There’s an old adage in horse racing: Breed the best to the best and hope for the best. In a sense, that’s what’s happening at Theatrical Outfit and True Colors’ co-production of Athol Fugard’s “Blood Knot,” running through August 2.

The best — Tom Key, Kenny Leon and Susan Booth — have come together and the result is akin to a perfect storm for the Atlanta theatre community.

Leon and Key (one the Artistic Director of True Colors; the other of the Theatrical Outfit where the play is being staged) have been here before. They played Fugard’s mismatched brothers (in ways that go far beyond skin deep) in 1998. Now the Alliance Theatre’s Susan Booth has been added to the mix, as director, and her gift for minimalist theatricality brings new textures to the production. (Photos by Christopher P. Kettrey.)

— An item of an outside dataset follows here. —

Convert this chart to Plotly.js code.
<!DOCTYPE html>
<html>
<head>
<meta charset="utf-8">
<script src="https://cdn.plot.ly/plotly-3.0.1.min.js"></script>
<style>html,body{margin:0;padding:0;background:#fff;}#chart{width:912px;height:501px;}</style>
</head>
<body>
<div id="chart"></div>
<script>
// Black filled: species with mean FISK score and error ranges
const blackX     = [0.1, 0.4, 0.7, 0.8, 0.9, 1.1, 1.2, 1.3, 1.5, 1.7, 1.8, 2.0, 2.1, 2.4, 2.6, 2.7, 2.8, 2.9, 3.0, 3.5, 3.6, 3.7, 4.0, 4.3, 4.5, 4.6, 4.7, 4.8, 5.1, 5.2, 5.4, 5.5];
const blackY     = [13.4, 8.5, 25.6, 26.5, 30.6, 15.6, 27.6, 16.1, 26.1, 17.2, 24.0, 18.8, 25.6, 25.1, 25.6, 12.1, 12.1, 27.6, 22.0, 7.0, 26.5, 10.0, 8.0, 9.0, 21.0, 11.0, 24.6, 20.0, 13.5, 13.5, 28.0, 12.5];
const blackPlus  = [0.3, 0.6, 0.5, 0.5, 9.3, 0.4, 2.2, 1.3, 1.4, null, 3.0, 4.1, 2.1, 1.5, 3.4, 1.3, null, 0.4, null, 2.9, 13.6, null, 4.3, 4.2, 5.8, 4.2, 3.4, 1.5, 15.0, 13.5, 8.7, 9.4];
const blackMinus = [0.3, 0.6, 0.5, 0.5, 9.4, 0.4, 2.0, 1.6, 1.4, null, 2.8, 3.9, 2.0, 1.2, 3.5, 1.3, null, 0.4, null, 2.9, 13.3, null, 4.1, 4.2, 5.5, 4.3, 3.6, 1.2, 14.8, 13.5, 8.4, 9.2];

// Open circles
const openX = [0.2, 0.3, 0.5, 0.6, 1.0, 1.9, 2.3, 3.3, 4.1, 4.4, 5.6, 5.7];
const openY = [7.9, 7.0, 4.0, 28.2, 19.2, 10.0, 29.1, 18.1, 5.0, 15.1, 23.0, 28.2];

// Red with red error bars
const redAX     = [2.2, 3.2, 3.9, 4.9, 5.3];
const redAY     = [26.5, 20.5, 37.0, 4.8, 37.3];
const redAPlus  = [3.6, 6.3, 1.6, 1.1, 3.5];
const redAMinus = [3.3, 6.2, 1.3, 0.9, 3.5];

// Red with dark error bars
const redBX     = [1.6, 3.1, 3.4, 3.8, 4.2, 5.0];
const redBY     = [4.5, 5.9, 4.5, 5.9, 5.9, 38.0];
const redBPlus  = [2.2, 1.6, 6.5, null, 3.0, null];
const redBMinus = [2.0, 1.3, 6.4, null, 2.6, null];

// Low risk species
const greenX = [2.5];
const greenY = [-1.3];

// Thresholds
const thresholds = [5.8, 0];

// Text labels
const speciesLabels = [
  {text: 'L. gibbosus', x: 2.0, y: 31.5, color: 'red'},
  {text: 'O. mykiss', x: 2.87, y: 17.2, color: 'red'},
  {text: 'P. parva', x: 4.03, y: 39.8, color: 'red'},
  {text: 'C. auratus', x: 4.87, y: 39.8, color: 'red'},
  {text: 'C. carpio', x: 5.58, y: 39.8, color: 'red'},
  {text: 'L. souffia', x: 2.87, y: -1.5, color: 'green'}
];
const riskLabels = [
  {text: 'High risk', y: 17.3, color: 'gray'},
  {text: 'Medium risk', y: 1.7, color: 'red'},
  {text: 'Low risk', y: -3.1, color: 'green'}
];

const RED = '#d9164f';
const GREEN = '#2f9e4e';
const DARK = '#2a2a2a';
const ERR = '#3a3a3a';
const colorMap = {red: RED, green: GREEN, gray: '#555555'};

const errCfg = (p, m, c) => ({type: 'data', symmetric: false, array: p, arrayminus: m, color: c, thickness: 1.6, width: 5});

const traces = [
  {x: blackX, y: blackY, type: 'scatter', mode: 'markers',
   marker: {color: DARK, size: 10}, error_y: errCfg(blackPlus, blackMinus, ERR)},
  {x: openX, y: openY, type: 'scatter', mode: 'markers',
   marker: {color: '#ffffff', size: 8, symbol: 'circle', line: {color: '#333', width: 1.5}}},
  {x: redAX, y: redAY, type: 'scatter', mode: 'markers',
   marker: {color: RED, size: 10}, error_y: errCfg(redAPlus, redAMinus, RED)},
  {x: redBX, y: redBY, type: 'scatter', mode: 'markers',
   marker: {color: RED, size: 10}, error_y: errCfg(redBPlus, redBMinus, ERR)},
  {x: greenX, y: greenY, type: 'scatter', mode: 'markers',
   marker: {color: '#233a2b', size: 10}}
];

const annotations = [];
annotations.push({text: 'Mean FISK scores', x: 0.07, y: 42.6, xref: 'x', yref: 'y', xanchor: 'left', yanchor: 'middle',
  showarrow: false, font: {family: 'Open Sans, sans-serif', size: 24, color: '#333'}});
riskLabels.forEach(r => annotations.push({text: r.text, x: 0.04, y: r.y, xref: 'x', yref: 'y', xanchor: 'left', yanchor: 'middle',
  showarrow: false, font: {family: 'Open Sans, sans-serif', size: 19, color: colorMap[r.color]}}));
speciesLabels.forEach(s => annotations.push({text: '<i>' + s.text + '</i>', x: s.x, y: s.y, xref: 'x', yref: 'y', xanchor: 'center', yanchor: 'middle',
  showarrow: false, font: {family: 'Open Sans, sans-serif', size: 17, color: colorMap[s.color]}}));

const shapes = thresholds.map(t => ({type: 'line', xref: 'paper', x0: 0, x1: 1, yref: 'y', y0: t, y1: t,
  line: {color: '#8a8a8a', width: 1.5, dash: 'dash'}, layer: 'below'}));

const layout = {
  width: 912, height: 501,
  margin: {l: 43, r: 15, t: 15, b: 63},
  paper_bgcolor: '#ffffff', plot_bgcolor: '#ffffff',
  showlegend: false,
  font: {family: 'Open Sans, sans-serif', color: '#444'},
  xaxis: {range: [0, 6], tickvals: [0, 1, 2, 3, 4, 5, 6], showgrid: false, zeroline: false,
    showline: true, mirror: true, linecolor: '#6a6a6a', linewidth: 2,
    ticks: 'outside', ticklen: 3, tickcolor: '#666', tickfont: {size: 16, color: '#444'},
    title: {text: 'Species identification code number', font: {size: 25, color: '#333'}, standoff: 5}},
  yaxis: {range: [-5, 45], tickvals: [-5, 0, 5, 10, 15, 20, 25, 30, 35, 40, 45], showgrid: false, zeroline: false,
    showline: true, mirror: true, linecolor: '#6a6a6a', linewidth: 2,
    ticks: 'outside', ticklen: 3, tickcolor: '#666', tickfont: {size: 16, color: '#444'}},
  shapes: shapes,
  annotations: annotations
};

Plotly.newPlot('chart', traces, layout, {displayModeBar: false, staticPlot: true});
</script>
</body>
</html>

Written almost 50 years ago, “Blood Knot” remains a two-man tour-de-force. Set in a South Africa still under the racist sway of apartheid, the play pairs the light-skinned Morris (Key), whom, it is hinted, has “passed” for white, and his dark-skinned half-brother, Zachariah (Leon). For almost a year they’ve shared Zach’s one-room shack, Morris busying himself more or less as a “wife” (he’s the one who cooks, cleans and provides a soothing balm for Zach’s aching feet).

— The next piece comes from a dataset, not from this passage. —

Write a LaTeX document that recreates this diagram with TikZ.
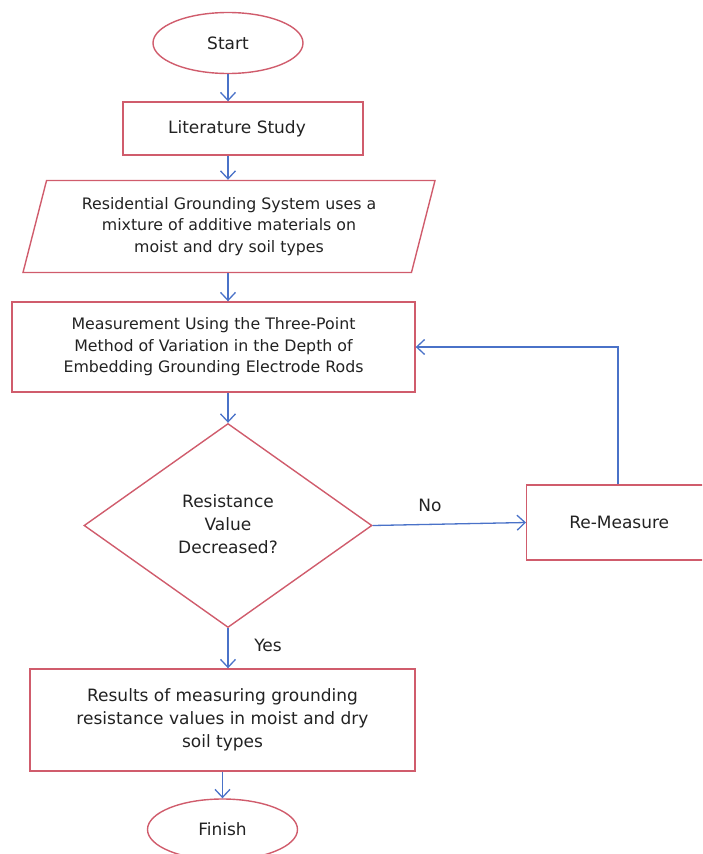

Think Felix and Oscar in “The Odd Couple” (the actors apparently do; at times, their playing is sitcom broad … a set-up, we learn, for the searing finale).

Further, with their talk of moving to a farm or their slapstick comedy with hats and chairs, Zach and Morris also recall another pair of Famous Theatrical Pairs: George and Lennie in “Of Mice and Men” and Didi and Gogo in “Waiting for Godot.”

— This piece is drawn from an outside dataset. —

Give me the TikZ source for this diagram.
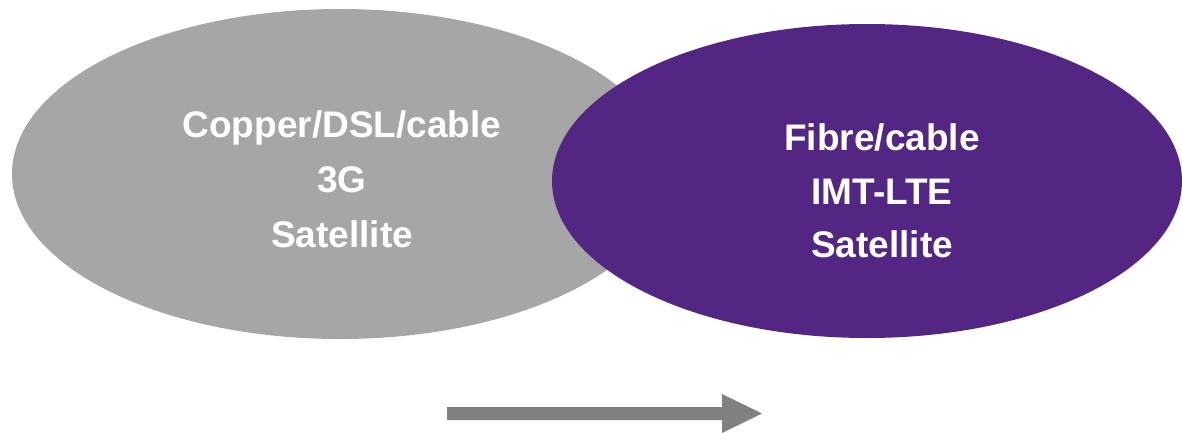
\documentclass[tikz,border=0pt]{standalone}
\usepackage{fontspec}
\setmainfont{Liberation Sans}
\definecolor{ovalgray}{HTML}{A6A6A6}
\definecolor{ovalpurple}{HTML}{522682}
\definecolor{arrowgray}{HTML}{808080}
\begin{document}
\begin{tikzpicture}[x=1pt,y=-1pt,
  lbl/.style={text=white,font=\fontsize{37}{40}\selectfont\bfseries,anchor=base,inner sep=0pt}]
\useasboundingbox (0,0) rectangle (1182,433);
% ellipses
\fill[ovalgray] (340,174) ellipse [x radius=328, y radius=165];
\fill[ovalpurple] (867,181) ellipse [x radius=315, y radius=157];
% left texts
\node[lbl] (l1) at (342,137) {Copper/DSL/cable};
\node[lbl] (l2) at (342,192) {3G};
\node[lbl] (l3) at (342,247) {Satellite};
% right texts
\node[lbl] (r1) at (882,150) {Fibre/cable};
\node[lbl] (r2) at (882,204) {IMT-LTE};
\node[lbl] (r3) at (882,257) {Satellite};
% arrow
\coordinate (as) at (447,413.5);
\coordinate (ae) at (762,413.5);
\fill[arrowgray] (as) ++(0,-6.5) -- (722,407) -- (722,394) -- (ae) -- (722,433) -- (722,420) -- (447,420) -- cycle;
\end{tikzpicture}
\end{document}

Only, it’s not Godot Morrie and Zach wait for.

It’s Ethel.

A self-described “well-developed” 19-year-old, who likes “swimming and a happy future,” she’s looking for a pen pal. Initially encouraged by his brother, Zach writes back (well, he’s illiterate, so Morris does the writing). The problem? Ethel sends a snapshot and she’s white. And she’d like to come for a visit. Maybe bring her cop brother.

Uh oh.

Structurally, the play suffers from an overlong first act. I can see Fugard’s intention — to immerse us in the dailiness of these lives, to make us comfortable with their innate otherness, to fill us in, so to speak, on a past that is not so much shared as gnawed over. Still, some judicious trimming would help.

That said, the second-act pay-off is electrifying — whether it’s an ominous charade with Morris decked out in “white” clothes and attitude or Zach’s heart-wrenching plea to their absent mother, “I have beauty, too, haven’t I?”

There is a terrible beauty at the heart of “Blood Knot,” one that cannot be diffused by its slight datedness (imagine a pen-pal dilemma in the age of Facebook). Fugard, who is white and originated the role of Morris, can only know Zach’s pain from the outside, but he fully understands the cage of “otherness.” He could be speaking for every white in the racially mixed audience at the performance I attended when he has Morris say, early, on, “I’m on your side or I wouldn’t be here.”

But as the play progresses, we learn that being “on your side” isn’t nearly enough. That the “sound of whiteness” can be the obscene n-word and the sound of “black happiness” can be bitter and hollow.

As thickly entwined and, at its core, mysterious, as a Gordian Knot, “Blood Knot” resonates with sadnes
s and truth. And this expert production honors every nuance and numbing reality.